Job
Restate each of the lines below word for word and drop every picture.

Data shown
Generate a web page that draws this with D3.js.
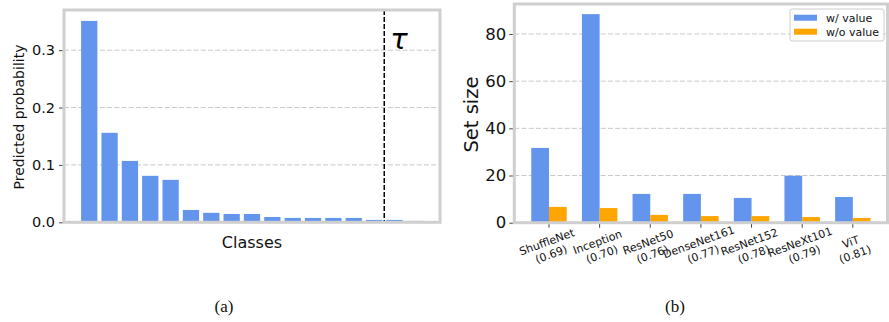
<!DOCTYPE html>
<html><head><meta charset="utf-8">
<script src="https://cdn.jsdelivr.net/npm/d3@7"></script>
<style>body{margin:0;background:#fff}svg{display:block}</style>
</head><body>
<script>
// Panel (a) data
const classIdx = d3.range(17);
const probs = [0.351,0.156,0.107,0.081,0.074,0.0215,0.0165,0.0145,0.0145,0.0093,0.0076,0.0076,0.0076,0.0076,0.0042,0.0042,0.0024];
const probTicks = [0.0,0.1,0.2,0.3];
const tauPos = 14.5;
// Panel (b) data
const models = ["ShuffleNet","Inception","ResNet50","DenseNet161","ResNet152","ResNeXt101","ViT"];
const accs = ["(0.69)","(0.70)","(0.76)","(0.77)","(0.78)","(0.79)","(0.81)"];
const withValue = [31.7,88.4,12.2,12.2,10.5,19.9,10.9];
const withoutValue = [6.7,6.2,3.3,2.8,2.8,2.4,2.0];
const sizeTicks = [0,20,40,60,80];
const seriesNames = ["w/ value","w/o value"];

const W=889,H=322;
const BLUE="#6495ED", ORANGE="#FFA500", FRAME="#cfcfcf", GRID="#c8c8c8";
const F="DejaVu Sans";
const svg=d3.select("body").append("svg").attr("width",W).attr("height",H);

// ---------- Panel (a)
{
 const L=64,R=440,T=10,B=222.3;
 const x=d3.scaleLinear().domain([-1.24,17.24]).range([L,R]);
 const y=d3.scaleLinear().domain([0,0.37]).range([B,T]);
 const g=svg.append("g");
 g.selectAll("line.grid").data(probTicks.slice(1)).join("line")
  .attr("x1",L).attr("x2",R).attr("y1",d=>y(d)).attr("y2",d=>y(d))
  .attr("stroke",GRID).attr("stroke-width",1).attr("stroke-dasharray","5,2.2");
 const bw=x(0.8)-x(0);
 g.selectAll("rect").data(probs).join("rect")
  .attr("x",(d,i)=>x(classIdx[i]-0.4)).attr("width",bw)
  .attr("y",d=>y(d)).attr("height",d=>B-y(d)).attr("fill",BLUE);
 g.append("line").attr("x1",x(tauPos)).attr("x2",x(tauPos)).attr("y1",T).attr("y2",B)
  .attr("stroke","#000").attr("stroke-width",1.5).attr("stroke-dasharray","5,2");
 g.append("text").attr("x",x(tauPos)+6).attr("y",49).attr("font-family",F)
  .attr("font-style","italic").attr("font-size",29).attr("fill","#000").text("τ");
 g.append("rect").attr("x",L).attr("y",T).attr("width",R-L).attr("height",B-T)
  .attr("fill","none").attr("stroke",FRAME).attr("stroke-width",3);
 const ya=d3.axisLeft(y).tickValues(probTicks).tickFormat(d3.format(".1f")).tickSize(3.5).tickPadding(4);
 const ag=g.append("g").attr("transform",`translate(${L-1.5},0)`).call(ya);
 ag.select(".domain").remove();
 ag.selectAll(".tick line").attr("stroke","#444");
 ag.selectAll("text").attr("font-family",F).attr("font-size",14.5).attr("fill","#111");
 g.append("text").attr("transform",`translate(23.5,117) rotate(-90)`).attr("text-anchor","middle")
  .attr("font-family",F).attr("font-size",14).attr("fill","#111").text("Predicted probability");
 g.append("text").attr("x",252).attr("y",248).attr("text-anchor","middle")
  .attr("font-family",F).attr("font-size",16).attr("fill","#111").text("Classes");
 g.append("text").attr("x",224).attr("y",312).attr("text-anchor","middle")
  .attr("font-family","Liberation Serif").attr("font-size",17).attr("fill","#111").text("(a)");
}

// ---------- Panel (b)
{
 const L=514.3,R=887.5,T=4,B=222.7;
 const x=d3.scaleLinear().domain([-0.685,6.685]).range([L,R]);
 const y=d3.scaleLinear().domain([0,92.7]).range([B,T]);
 const g=svg.append("g");
 g.selectAll("line.grid").data(sizeTicks.slice(1)).join("line")
  .attr("x1",L).attr("x2",R).attr("y1",d=>y(d)).attr("y2",d=>y(d))
  .attr("stroke",GRID).attr("stroke-width",1).attr("stroke-dasharray","5,2.2");
 const w=0.35, bw=x(w)-x(0);
 g.selectAll("rect.a").data(withValue).join("rect")
  .attr("x",(d,i)=>x(i-w)).attr("width",bw).attr("y",d=>y(d)).attr("height",d=>B-y(d)).attr("fill",BLUE);
 g.selectAll("rect.b").data(withoutValue).join("rect")
  .attr("x",(d,i)=>x(i)).attr("width",bw).attr("y",d=>y(d)).attr("height",d=>B-y(d)).attr("fill",ORANGE);
 g.append("rect").attr("x",L).attr("y",T).attr("width",R-L).attr("height",B-T)
  .attr("fill","none").attr("stroke",FRAME).attr("stroke-width",3);
 const ya=d3.axisLeft(y).tickValues(sizeTicks).tickSize(3.5).tickPadding(3);
 const ag=g.append("g").attr("transform",`translate(${L-1.5},0)`).call(ya);
 ag.select(".domain").remove();
 ag.selectAll(".tick line").attr("stroke","#444");
 ag.selectAll("text").attr("font-family",F).attr("font-size",16.5).attr("fill","#111");
 // x ticks
 g.selectAll("line.xt").data(models).join("line")
  .attr("x1",(d,i)=>x(i)).attr("x2",(d,i)=>x(i)).attr("y1",B+1.5).attr("y2",B+5)
  .attr("stroke","#444");
 const fs=11, lh=13;
 const lab=g.selectAll("g.xl").data(models).join("g")
  .attr("transform",(d,i)=>`translate(${x(i)},248) rotate(-20)`);
 lab.append("text").attr("text-anchor","middle").attr("font-family",F).attr("font-size",fs).attr("fill","#111")
  .attr("y",-lh/2+fs*0.36).text(d=>d);
 lab.append("text").attr("text-anchor","middle").attr("font-family",F).attr("font-size",fs).attr("fill","#111")
  .attr("y",lh/2+fs*0.36).text((d,i)=>accs[i]);
 g.append("text").attr("transform",`translate(478,114.5) rotate(-90)`).attr("text-anchor","middle")
  .attr("font-family",F).attr("font-size",19.5).attr("fill","#111").text("Set size");
 // legend
 const lg=g.append("g");
 lg.append("rect").attr("x",790).attr("y",9).attr("width",94).attr("height",32).attr("rx",2)
  .attr("fill","#fff").attr("fill-opacity",0.8).attr("stroke","#ccc").attr("stroke-width",1);
 const cols=[BLUE,ORANGE];
 seriesNames.forEach((n,i)=>{
  lg.append("rect").attr("x",794).attr("y",14.7+i*14).attr("width",23).attr("height",6).attr("fill",cols[i]);
  lg.append("text").attr("x",826).attr("y",21.7+i*14).attr("font-family",F).attr("font-size",11)
   .attr("fill","#111").text(n);
 });
 g.append("text").attr("x",675).attr("y",312).attr("text-anchor","middle")
  .attr("font-family","Liberation Serif").attr("font-size",17).attr("fill","#111").text("(b)");
}
</script>
</body></html>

Completed task
Generate a web page that draws this with D3.js.
<!DOCTYPE html>
<html><head><meta charset="utf-8">
<script src="https://cdn.jsdelivr.net/npm/d3@7"></script>
<style>body{margin:0;background:#fff}svg{display:block}</style>
</head><body>
<script>
// Panel (a) data
const classIdx = d3.range(17);
const probs = [0.351,0.156,0.107,0.081,0.074,0.0215,0.0165,0.0145,0.0145,0.0093,0.0076,0.0076,0.0076,0.0076,0.0042,0.0042,0.0024];
const probTicks = [0.0,0.1,0.2,0.3];
const tauPos = 14.5;
// Panel (b) data
const models = ["ShuffleNet","Inception","ResNet50","DenseNet161","ResNet152","ResNeXt101","ViT"];
const accs = ["(0.69)","(0.70)","(0.76)","(0.77)","(0.78)","(0.79)","(0.81)"];
const withValue = [31.7,88.4,12.2,12.2,10.5,19.9,10.9];
const withoutValue = [6.7,6.2,3.3,2.8,2.8,2.4,2.0];
const sizeTicks = [0,20,40,60,80];
const seriesNames = ["w/ value","w/o value"];

const W=889,H=322;
const BLUE="#6495ED", ORANGE="#FFA500", FRAME="#cfcfcf", GRID="#c8c8c8";
const F="DejaVu Sans";
const svg=d3.select("body").append("svg").attr("width",W).attr("height",H);

// ---------- Panel (a)
{
 const L=64,R=440,T=10,B=222.3;
 const x=d3.scaleLinear().domain([-1.24,17.24]).range([L,R]);
 const y=d3.scaleLinear().domain([0,0.37]).range([B,T]);
 const g=svg.append("g");
 g.selectAll("line.grid").data(probTicks.slice(1)).join("line")
  .attr("x1",L).attr("x2",R).attr("y1",d=>y(d)).attr("y2",d=>y(d))
  .attr("stroke",GRID).attr("stroke-width",1).attr("stroke-dasharray","5,2.2");
 const bw=x(0.8)-x(0);
 g.selectAll("rect").data(probs).join("rect")
  .attr("x",(d,i)=>x(classIdx[i]-0.4)).attr("width",bw)
  .attr("y",d=>y(d)).attr("height",d=>B-y(d)).attr("fill",BLUE);
 g.append("line").attr("x1",x(tauPos)).attr("x2",x(tauPos)).attr("y1",T).attr("y2",B)
  .attr("stroke","#000").attr("stroke-width",1.5).attr("stroke-dasharray","5,2");
 g.append("text").attr("x",x(tauPos)+6).attr("y",49).attr("font-family",F)
  .attr("font-style","italic").attr("font-size",29).attr("fill","#000").text("τ");
 g.append("rect").attr("x",L).attr("y",T).attr("width",R-L).attr("height",B-T)
  .attr("fill","none").attr("stroke",FRAME).attr("stroke-width",3);
 const ya=d3.axisLeft(y).tickValues(probTicks).tickFormat(d3.format(".1f")).tickSize(3.5).tickPadding(4);
 const ag=g.append("g").attr("transform",`translate(${L-1.5},0)`).call(ya);
 ag.select(".domain").remove();
 ag.selectAll(".tick line").attr("stroke","#444");
 ag.selectAll("text").attr("font-family",F).attr("font-size",14.5).attr("fill","#111");
 g.append("text").attr("transform",`translate(23.5,117) rotate(-90)`).attr("text-anchor","middle")
  .attr("font-family",F).attr("font-size",14).attr("fill","#111").text("Predicted probability");
 g.append("text").attr("x",252).attr("y",248).attr("text-anchor","middle")
  .attr("font-family",F).attr("font-size",16).attr("fill","#111").text("Classes");
 g.append("text").attr("x",224).attr("y",312).attr("text-anchor","middle")
  .attr("font-family","Liberation Serif").attr("font-size",17).attr("fill","#111").text("(a)");
}

// ---------- Panel (b)
{
 const L=514.3,R=887.5,T=4,B=222.7;
 const x=d3.scaleLinear().domain([-0.685,6.685]).range([L,R]);
 const y=d3.scaleLinear().domain([0,92.7]).range([B,T]);
 const g=svg.append("g");
 g.selectAll("line.grid").data(sizeTicks.slice(1)).join("line")
  .attr("x1",L).attr("x2",R).attr("y1",d=>y(d)).attr("y2",d=>y(d))
  .attr("stroke",GRID).attr("stroke-width",1).attr("stroke-dasharray","5,2.2");
 const w=0.35, bw=x(w)-x(0);
 g.selectAll("rect.a").data(withValue).join("rect")
  .attr("x",(d,i)=>x(i-w)).attr("width",bw).attr("y",d=>y(d)).attr("height",d=>B-y(d)).attr("fill",BLUE);
 g.selectAll("rect.b").data(withoutValue).join("rect")
  .attr("x",(d,i)=>x(i)).attr("width",bw).attr("y",d=>y(d)).attr("height",d=>B-y(d)).attr("fill",ORANGE);
 g.append("rect").attr("x",L).attr("y",T).attr("width",R-L).attr("height",B-T)
  .attr("fill","none").attr("stroke",FRAME).attr("stroke-width",3);
 const ya=d3.axisLeft(y).tickValues(sizeTicks).tickSize(3.5).tickPadding(3);
 const ag=g.append("g").attr("transform",`translate(${L-1.5},0)`).call(ya);
 ag.select(".domain").remove();
 ag.selectAll(".tick line").attr("stroke","#444");
 ag.selectAll("text").attr("font-family",F).attr("font-size",16.5).attr("fill","#111");
 // x ticks
 g.selectAll("line.xt").data(models).join("line")
  .attr("x1",(d,i)=>x(i)).attr("x2",(d,i)=>x(i)).attr("y1",B+1.5).attr("y2",B+5)
  .attr("stroke","#444");
 const fs=11, lh=13;
 const lab=g.selectAll("g.xl").data(models).join("g")
  .attr("transform",(d,i)=>`translate(${x(i)},248) rotate(-20)`);
 lab.append("text").attr("text-anchor","middle").attr("font-family",F).attr("font-size",fs).attr("fill","#111")
  .attr("y",-lh/2+fs*0.36).text(d=>d);
 lab.append("text").attr("text-anchor","middle").attr("font-family",F).attr("font-size",fs).attr("fill","#111")
  .attr("y",lh/2+fs*0.36).text((d,i)=>accs[i]);
 g.append("text").attr("transform",`translate(478,114.5) rotate(-90)`).attr("text-anchor","middle")
  .attr("font-family",F).attr("font-size",19.5).attr("fill","#111").text("Set size");
 // legend
 const lg=g.append("g");
 lg.append("rect").attr("x",790).attr("y",9).attr("width",94).attr("height",32).attr("rx",2)
  .attr("fill","#fff").attr("fill-opacity",0.8).attr("stroke","#ccc").attr("stroke-width",1);
 const cols=[BLUE,ORANGE];
 seriesNames.forEach((n,i)=>{
  lg.append("rect").attr("x",794).attr("y",14.7+i*14).attr("width",23).attr("height",6).attr("fill",cols[i]);
  lg.append("text").attr("x",826).attr("y",21.7+i*14).attr("font-family",F).attr("font-size",11)
   .attr("fill","#111").text(n);
 });
 g.append("text").attr("x",675).attr("y",312).attr("text-anchor","middle")
  .attr("font-family","Liberation Serif").attr("font-size",17).attr("fill","#111").text("(b)");
}
</script>
</body></html>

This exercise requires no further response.